Nicholas Tong Nicholas Tong - 1 month ago 10
C# Question

Optimal solution to balancing out a set of numbers

So I'm writing for a side project and trying to optimise:

Given a set of n numbers (e.g. [4, 10, 15, 25, 3]), we want to make each number be roughly the same within a given tolerance (i.e. if we wanted exact, then it should be 11.4 in the above example).

We can add/remove from one and add to another. For example, we can -5 from [3] and +5 to [1] which would give us [9, 10, 10, 25, 3].

The constraint that I have is that we want the minimal number of "transfers" between each number (e.g. if we do -3.6 from [3], then it counts as one "transfer").

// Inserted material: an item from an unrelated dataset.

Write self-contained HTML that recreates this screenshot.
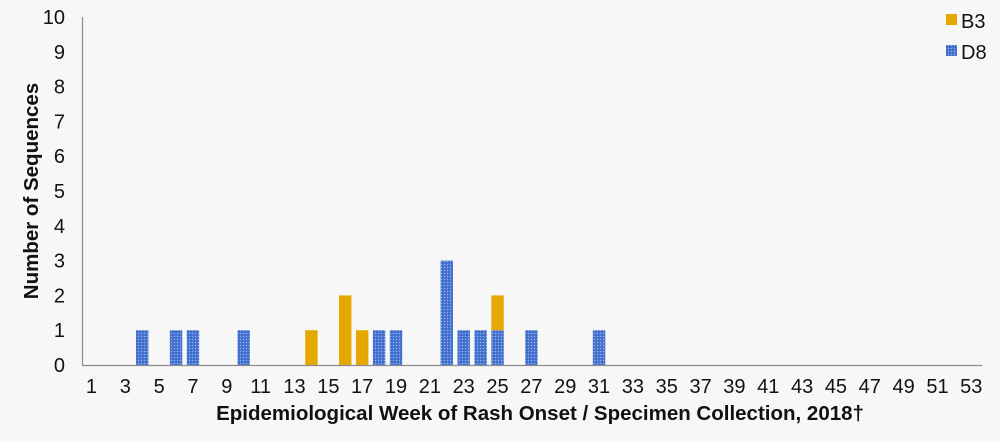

Not fussed about performance (most I can see it going to is a set of 50 numbers max) but really want to keep the transfers to a minimum.

We can assume the tolerance is +/- 1 to start but can dynamically change.

Answer Source

The goal of the algorithm is to make sure that each of the numbers in the list are roughly the same within a given tolerance. Thus, if the tolerance is zero, all the numbers must be equal to the average of all the values in the list (which will remain constant throughout the algorithm). Taking in account the tolerance, all numbers in the list must belong to the inclusive interval [average - 0.5*TOLERANCE, average + 0.5*TOLERANCE].

The main iteration of the algorithm involves retrieving the maximum and minimum values and "transferring" just enough from the maximum to the minimum so that the value furthest from the average (this can be either the minimum or the maximum) falls in the required interval. This process iterates till the maximum and minimum values are not more than TOLERANCE units away from each other.

Pseudocode for the algorithm will look as follows:

target = average of the values in the list

while dist(max, min) > TOLERANCE
    x = maximum of dist(max, target) and dist(min, target)
    transfer (x - 0.5*TOLERANCE) units from maximum into minimum

dist(a, b) can be defined simply as abs(a - b)

This algorithm runs in about O(n^2) time on average, requiring a bit more than n iterations, where n is the number of values.

This algorithm requires less than half the number of iterations the naive sub-optimal approach of averaging out only the minimum and maximum values in each iteration takes.